Ronnie looked up from his drink. “Sorry?”

“I’m sorry for hurting you,” I said. “If I did something that made you sore.”

“What are you talking about?” Ronnie asked, genuinely perplexed.

“I listened to The Catch, and I am afraid I hurt you.”

Ronnie thought about it for a second. A minute went by. Another minute. Finally he said, “I have no fucking idea what you’re talking about.”

“You told me The Catch – you know, The Cure song …?”

“Yeah,” he nodded. “I know The Cure song.”

“You said it reminded you of me. I spent the whole week trying to figure out why.”

“Oh,” he said. “Yeah. You just fall down all the time.”

I considered this. I was drunk all the time, especially around Ronnie. I woke up bruised and battered with no idea why. I probably did fall down all the time; I just didn’t remember it.
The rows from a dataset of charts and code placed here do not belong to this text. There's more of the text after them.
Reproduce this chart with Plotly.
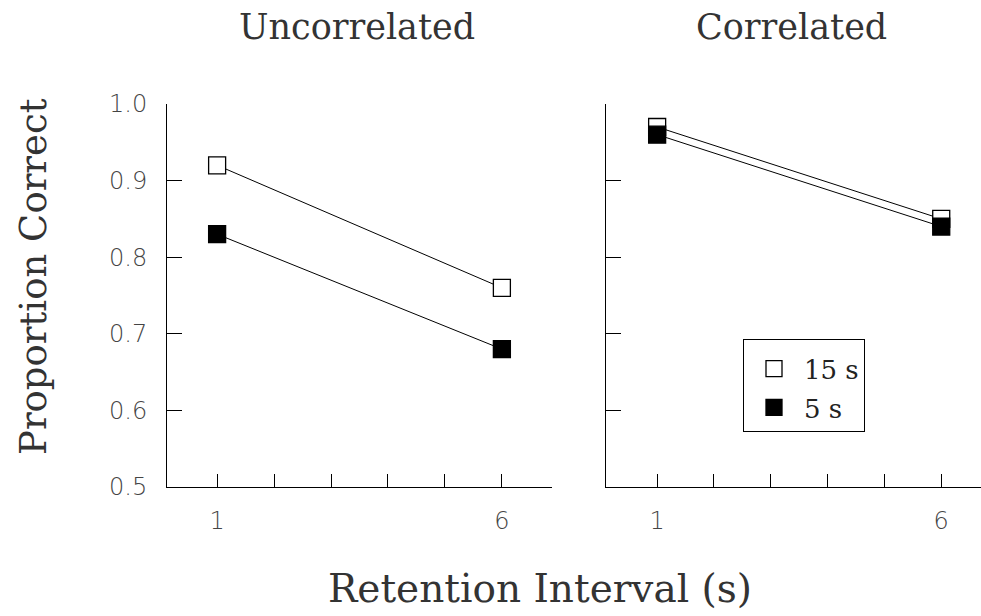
import plotly.graph_objects as go

# ---- data ----
retention = [1, 6]
unc_15s = [0.92, 0.76]
unc_5s = [0.83, 0.68]
cor_15s = [0.97, 0.85]
cor_5s = [0.96, 0.84]
series_names = ["15 s", "5 s"]
panel_titles = ["Uncorrelated", "Correlated"]
x_tickvals = [1, 2, 3, 4, 5, 6]
x_ticktext = ["1", "", "", "", "", "6"]
y_tickvals = [0.5, 0.6, 0.7, 0.8, 0.9, 1.0]
y_ticktext = ["0.5", "0.6", "0.7", "0.8", "0.9", "1.0"]

W, H = 981, 616
T, B = 104, 129
PH = H - T - B

def px(x):
    return x / W

def py(y):
    return (H - B - y) / PH

fig = go.Figure()

open_marker = dict(symbol="square", size=17, color="white", line=dict(color="black", width=1.3))
fill_marker = dict(symbol="square", size=17, color="black", line=dict(color="black", width=1.3))
line_style = dict(color="black", width=1)

# left panel
fig.add_trace(go.Scatter(x=retention, y=unc_15s, mode="lines+markers", name=series_names[0],
                         marker=open_marker, line=line_style, xaxis="x", yaxis="y",
                         showlegend=False))
fig.add_trace(go.Scatter(x=retention, y=unc_5s, mode="lines+markers", name=series_names[1],
                         marker=fill_marker, line=line_style, xaxis="x", yaxis="y",
                         showlegend=False))
# right panel
fig.add_trace(go.Scatter(x=retention, y=cor_15s, mode="lines+markers", name=series_names[0],
                         marker=open_marker, line=line_style, xaxis="x2", yaxis="y2",
                         showlegend=False))
fig.add_trace(go.Scatter(x=retention, y=cor_5s, mode="lines+markers", name=series_names[1],
                         marker=fill_marker, line=line_style, xaxis="x2", yaxis="y2",
                         showlegend=False))
# legend entries (markers only, like the original key)
fig.add_trace(go.Scatter(x=[None], y=[None], mode="markers", name=series_names[0],
                         marker=dict(symbol="square", size=16, color="white",
                                     line=dict(color="black", width=1.3)),
                         xaxis="x2", yaxis="y2", legendgroup="a", showlegend=True))
fig.add_trace(go.Scatter(x=[None], y=[None], mode="markers", name=series_names[1],
                         marker=dict(symbol="square", size=16, color="black",
                                     line=dict(color="black", width=1.3)),
                         xaxis="x2", yaxis="y2", legendgroup="b", showlegend=True))

tickfont = dict(family="DejaVu Sans", size=24, color="#444444", weight=200)
common_x = dict(tickmode="array", tickvals=x_tickvals, ticktext=x_ticktext,
                ticks="inside", ticklen=13, tickwidth=1, tickcolor="black",
                showline=True, linecolor="black", linewidth=1, showgrid=False,
                zeroline=False, tickfont=tickfont, ticklabelstandoff=12)
common_y = dict(range=[0.5, 1.0], tickmode="array", tickvals=y_tickvals,
                ticks="inside", ticklen=15, tickwidth=1, tickcolor="black",
                showline=True, linecolor="black", linewidth=1, showgrid=False,
                zeroline=False, tickfont=tickfont)

fig.update_layout(
    width=W, height=H,
    margin=dict(l=0, r=0, t=T, b=B),
    plot_bgcolor="white", paper_bgcolor="white",
    xaxis=dict(domain=[px(167), px(552)], range=[0.12, 6.88], anchor="y", **common_x),
    yaxis=dict(domain=[0, 1], anchor="x", ticktext=y_ticktext, showticklabels=True,
               ticklabelstandoff=14, **common_y),
    xaxis2=dict(domain=[px(606), 1.0], range=[0.10, 6.70], anchor="y2", **common_x),
    yaxis2=dict(domain=[0, 1], anchor="x2", showticklabels=False, **common_y),
    showlegend=True,
    legend=dict(x=px(743), y=py(339), xanchor="left", yanchor="top",
                bordercolor="black", borderwidth=1, bgcolor="white",
                font=dict(family="DejaVu Serif", size=26, color="#222222"),
                tracegroupgap=2, itemwidth=50,
                title=dict(text=" ", font=dict(size=4))),
)

title_font = dict(family="DejaVu Serif", size=35, color="#333333")
fig.add_annotation(text=panel_titles[0], x=px(357), y=py(27), xref="paper", yref="paper",
                   showarrow=False, font=title_font, xanchor="center", yanchor="middle")
fig.add_annotation(text=panel_titles[1], x=px(791), y=py(27), xref="paper", yref="paper",
                   showarrow=False, font=title_font, xanchor="center", yanchor="middle")
fig.add_annotation(text="Proportion Correct", x=px(33), y=py(277), xref="paper", yref="paper",
                   showarrow=False, textangle=-90, xanchor="center", yanchor="middle",
                   font=dict(family="DejaVu Serif", size=37, color="#333333"))
fig.add_annotation(text="Retention Interval (s)", x=px(540), y=py(588), xref="paper", yref="paper",
                   showarrow=False, xanchor="center", yanchor="middle",
                   font=dict(family="DejaVu Serif", size=39, color="#333333"))

fig.write_html("out.html")
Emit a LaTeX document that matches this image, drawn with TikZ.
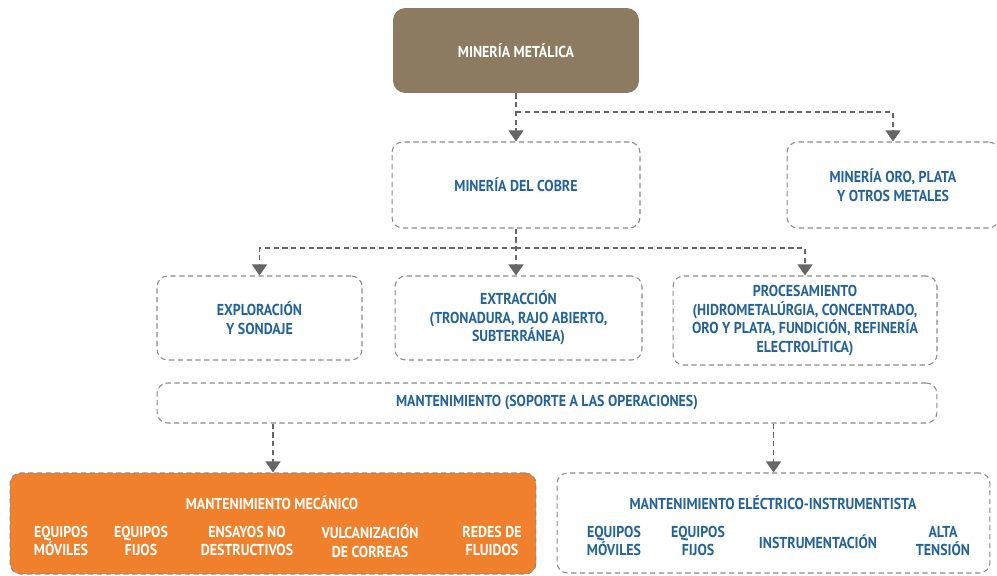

“Oh,” I said. So basically, I thought, I’m just a lush.

I had enjoyed the song so much more when I thought it was a secret message from my best buddy.

I went home and I listened to The Catch more carefully, hearing the more simplistic message more clearly. Unlike the soft-and-sore part, the falling-down lyrics repeated twice.

And I remember she used to fall down a lot
That girl was always falling again and again
And I used to sometimes try to catch her
But never even caught her name
.

I tried not to wonder whether or not Ronnie would try to catch me as I fell.

I always read a little bit too much into things.